Find record models with specified predicates.
usage: hwp5proc find [-h] [--from-stdin]
[--model <model-name> | --tag <hwptag>] [--incomplete]
[--format <format>] [--dump]
[<hwp5files> [<hwp5files> ...]]
Positional Arguments¶
- <hwp5files>
.hwp files to analyze
Named Arguments¶
- --from-stdin
get filenames from stdin
Default: False
- --model
filter with record model name
- --tag
filter with record HWPTAG
- --incomplete
filter with incompletely parsed content
Default: False
- --format
record output format
- --dump
dump record
Default: False
Example: Find paragraphs:
$ hwp5proc find --model=Paragraph samples/*.hwp
$ hwp5proc find --tag=HWPTAG_PARA_TEXT samples/*.hwp
$ hwp5proc find --tag=66 samples/*.hwp
Example: Find and dump records of HWPTAG_LIST_HEADER
which is parsed
incompletely:
$ hwp5proc find --tag=HWPTAG_LIST_HEADER --incomplete --dump samples/*.hwp
xml¶
Transform .hwp files into an XML.
Transform <hwp5file> into an XML.
usage: hwp5proc xml [-h] [--embedbin] [--no-xml-decl] [--output <file>]
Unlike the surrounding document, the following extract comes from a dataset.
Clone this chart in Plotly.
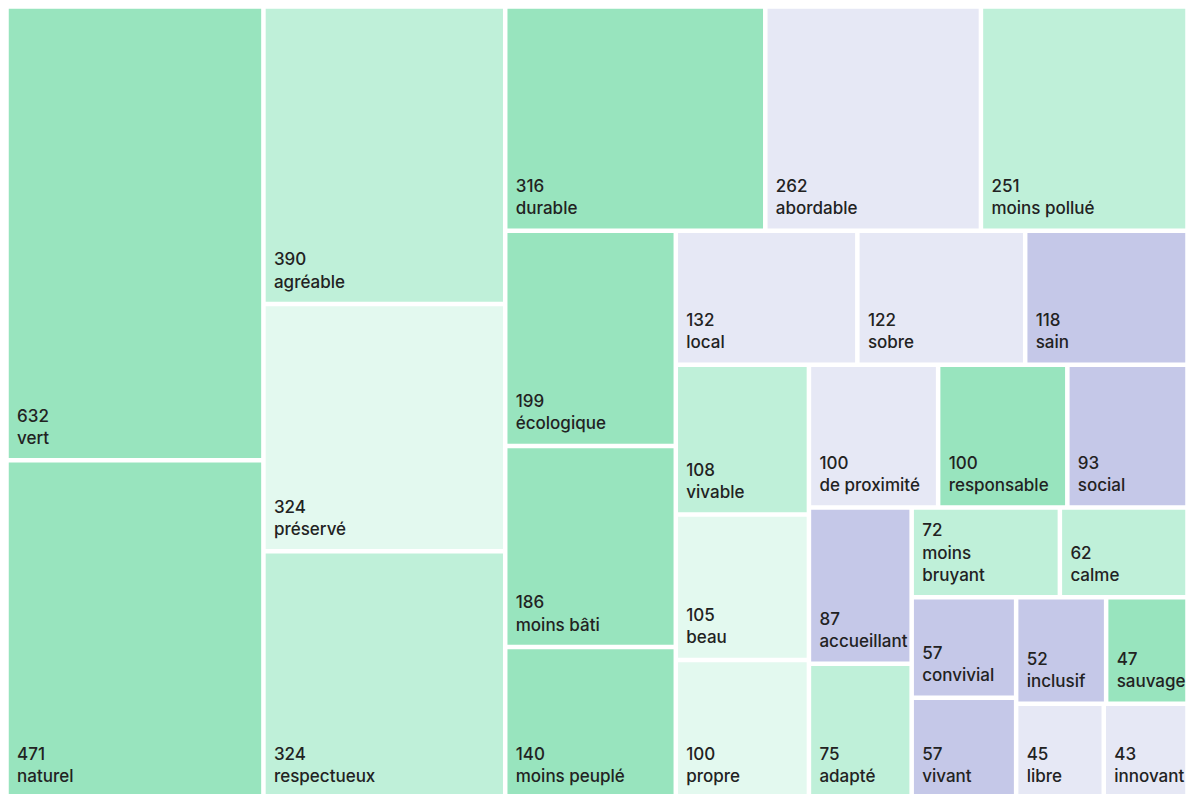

[--format <format>] [--no-validate-wellformed]
<hwp5file>
Positional Arguments¶
- <hwp5file>
.hwp file to analyze
Named Arguments¶
- --embedbin
Embed BinData/* streams in the output XML.
Default: False
- --no-xml-decl
Do not output <?xml … ?> XML declaration.
Default: False
- --output
Output filename.
- --format
“flat”, “nested” (default: “nested”)
- --no-validate-wellformed
Do not validate well-formedness of output.
Default: False
Example:
$ hwp5proc xml samples/sample-5017.hwp > sample-5017.xml
$ xmllint --format sample-5017.xml
With --embedbin
option, you can embed base64-encoded BinData/*
files in
the output XML.
Example:
$ hwp5proc xml --embedbin samples/sample-5017.hwp > sample-5017.xml
$ xmllint --format sample-5017.xml
rawunz¶
Deflate an headerless zlib-compressed stream.
Deflate an headerless zlib-compressed stream
usage: hwp5proc rawunz [-h]
diststream¶
Decode a distribute document stream.
Decode a distribute document stream.
usage: hwp5proc diststream [-h] [--sha1 | --key] [--raw]
Named Arguments¶
- --sha1
Print SHA-1 value for decryption.
Default: False
- --key
Print decrypted key.
Default: False
- --raw
Print raw binary objects as is.
Default: False